La mia passione è nata davanti ad un film in bianco e nero di Fred Astaire, ho cominciato a studiare danza e mi è piaciuta. Ho avuto la fortuna di avere degli ottimi insegnanti che hanno saputo darmi la qualità, dopo un percorso iniziale ho vinto il Prix de Lausanne e sono entrato all’Opéra di Parigi.

C’è qualcuno in particolare che ha inciso nel suo percorso artistico, nelle sue scelte?

Rudolf Nureyev, ha segnato intere generazioni. La sua direzione artistica all’Opéra di Parigi ha rivoluzionato tutto, dalla distribuzione dei ruoli – che ha cambiato dando valore alla meritocrazia – al modo di ballare, diverso. Ha intensificato l’idea del corpo di ballo, che nelle sue versioni coreografiche dei grandi classici balla moltissimo.

Che cos’è l’umiltà?

Non pensare a sé stessi, essere generosi. L’umiltà è una grande qualità, fondamentale per un artista di primo piano. Tutti i grandi personaggi sono umili.

E il talento?

Una cosa che non si può dire in due parole. Se entrando in una sala affollata guardi solo una persona  significa che ha talento, la guardi perché ha una presenza. Non c’entrano la bellezza o le doti ma una luce particolare. Il talento lo assimilo sempre alla luce.

Che cosa guarda in un danzatore?

La personalità. Certo anche le doti sono importanti.

Le è mai capitato di avere paura?

No. Da giovane avevo grandi responsabilità in ruoli importanti, forse ero incosciente,  me ne sono reso conto dopo.

Che cosa le piace e che cosa non sopporta?

Rispetto e onestà per sé stessi e per gli altri, valori che sento molto. Le cose finte e superficiali non mi piacciono.

Il suo ricordo più bello?

Ce ne sono tanti, ma forse uno in particolare è il finale di un balletto che creò per me John Neumeier, sulla musica di Mahler. In tutta la coreografia c’era una ricerca di perfezione, di bellezza, alla fine il protagonista  si ritrovava davanti ad uno specchio, con una luce magica, la musica bellissima… ancora ora rivivo quel momento, così elevato, mistico, molto al di là della tecnica.

Come è cambiato il mondo della danza?

Secondo me l’idea della danza in Italia è molto presente. Sono convinto che ci sia ancora tanto da inventare e sarebbe drammatico se non esistesse più la creazione. Anche se qualcosa si ripete, si ripete sempre in maniera diversa. Il mondo va sempre avanti.
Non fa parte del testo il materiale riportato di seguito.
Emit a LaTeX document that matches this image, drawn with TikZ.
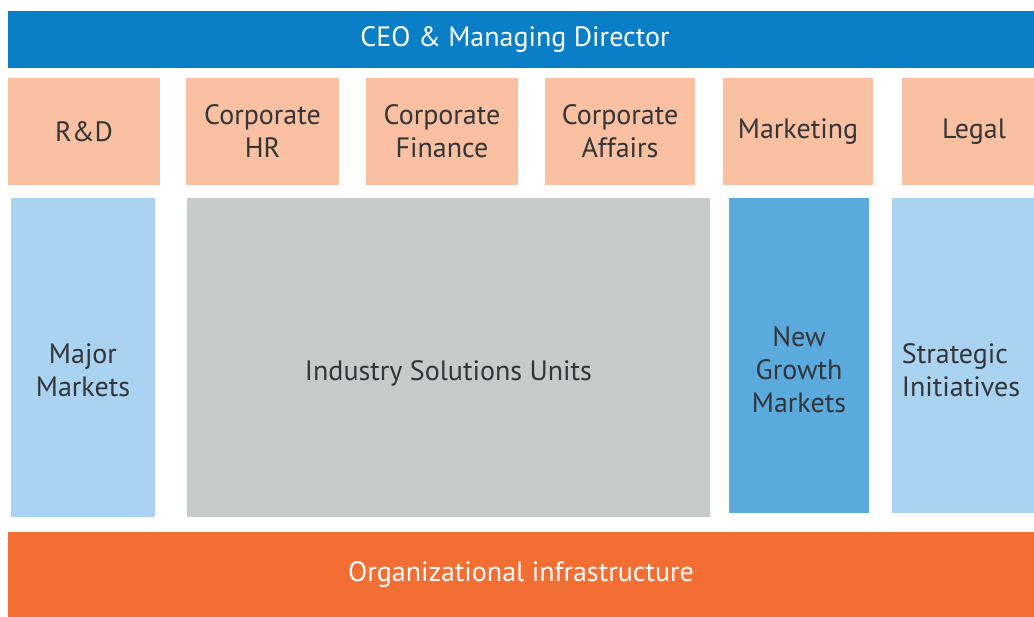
\documentclass[tikz,border=0pt]{standalone}
\usepackage{fontspec}
\setmainfont{PT Sans}
\usetikzlibrary{positioning}
\definecolor{Ink}{HTML}{333538}
\definecolor{OrgBlue}{HTML}{0A7EC7}
\definecolor{OrgPeach}{HTML}{F9C0A2}
\definecolor{OrgSky}{HTML}{A9D3F1}
\definecolor{OrgMid}{HTML}{5BAADD}
\definecolor{OrgGrey}{HTML}{C6CBC9}
\definecolor{OrgOrange}{HTML}{F26E33}

\begin{document}
\begin{tikzpicture}[
  x=1pt,y=-1pt,
  every node/.style={font=\fontsize{28}{33}\selectfont,align=center,inner sep=0pt},
  bar/.style={fill=#1,text=white,minimum width=1026pt},
  staff/.style={fill=OrgPeach,text=Ink,minimum height=107pt},
  unit/.style={fill=#1,minimum height=319pt},
  caption/.style={text=Ink}
]
\useasboundingbox (0,0) rectangle (1034,617);
% top and bottom bars
\node[bar=OrgBlue,minimum height=57pt] (ceo) at (521,39.5) {\hspace*{-12pt}CEO \& Managing Director};
\node[bar=OrgOrange,minimum height=85pt] (infra) at (521,574.5) {Organizational infrastructure};
% corporate functions
\node[staff,minimum width=152pt] (rd) at (84,131.5) {R\&D};
\node[staff,minimum width=153pt] (hr) at (262.5,131.5) {Corporate\\HR};
\node[staff,minimum width=152pt] (fin) at (442,131.5) {Corporate\\Finance};
\node[staff,minimum width=150pt] (aff) at (620,131.5) {Corporate\\Affairs};
\node[staff,minimum width=150pt] (mkt) at (798,131.5) {Marketing};
\node[staff,minimum width=132pt] (legal) at (968,131.5) {\hspace*{12pt}Legal};
% business units
\node[unit=OrgSky,minimum width=144pt] (major) at (83,357.5) {};
\node[unit=OrgGrey,minimum width=523pt] (isu) at (448.5,357.5) {};
\node[unit=OrgMid,minimum width=140pt,minimum height=315pt] (ngm) at (799,355.5) {};
\node[unit=OrgSky,minimum width=142pt,minimum height=315pt] (strat) at (963,355.5) {};
\node[caption] (major-t) at ([yshift=-12.5pt]major.center) {Major\\Markets};
\node[caption] (isu-t) at ([yshift=-16pt]isu.center) {Industry Solutions Units};
\node[caption] (ngm-t) at ([yshift=-14pt]ngm.center) {New\\Growth\\Markets};
\node[caption,align=left] (strat-t) at ([yshift=-14.5pt,xshift=-2pt]strat.center) {Strategic\\Initiatives};
\end{tikzpicture}
\end{document}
Anni fa le ballerine erano molto più interpretative, oggi la tecnica spinge molto, i coreografi possono usare i corpi dei danzatori in un modo molto più ampio ma la danza non è uno sport. E comunque il talento prevale sempre.

Che cosa la emoziona?

La sensibilità legata alla musica, un artista , un bel libro, un film intenso.

Tre aggettivi che la descrivono?

Generoso, sensibile, sincero.

Dove vuole arrivare Frédéric Olivieri?

Non ho nessun punto di arrivo, ho capito che fino adesso ho seguito gli anelli di una catena : ballerino, maître de ballet, direttore di MaggioDanza e della Scala. Poi direttore di una Scuola di Ballo molto importante. Alla fine è tutto collegato, il fatto di poter dare ai ragazzi- insieme al corpo docente – una linea didattica, artistica, una disciplina utile anche nella vita di tutti i giorni, è una cosa molto bella, unica. A volte restano alla Scala altre volte vanno lontano, in giro per il mondo ma tornano sempre qui da dove sono partiti ed è una bellissima sensazione, la scuola è la loro casa.

Che cos’è la danza per lei?

È vita. Un’arte meravigliosa in cui si può dare sé stessi.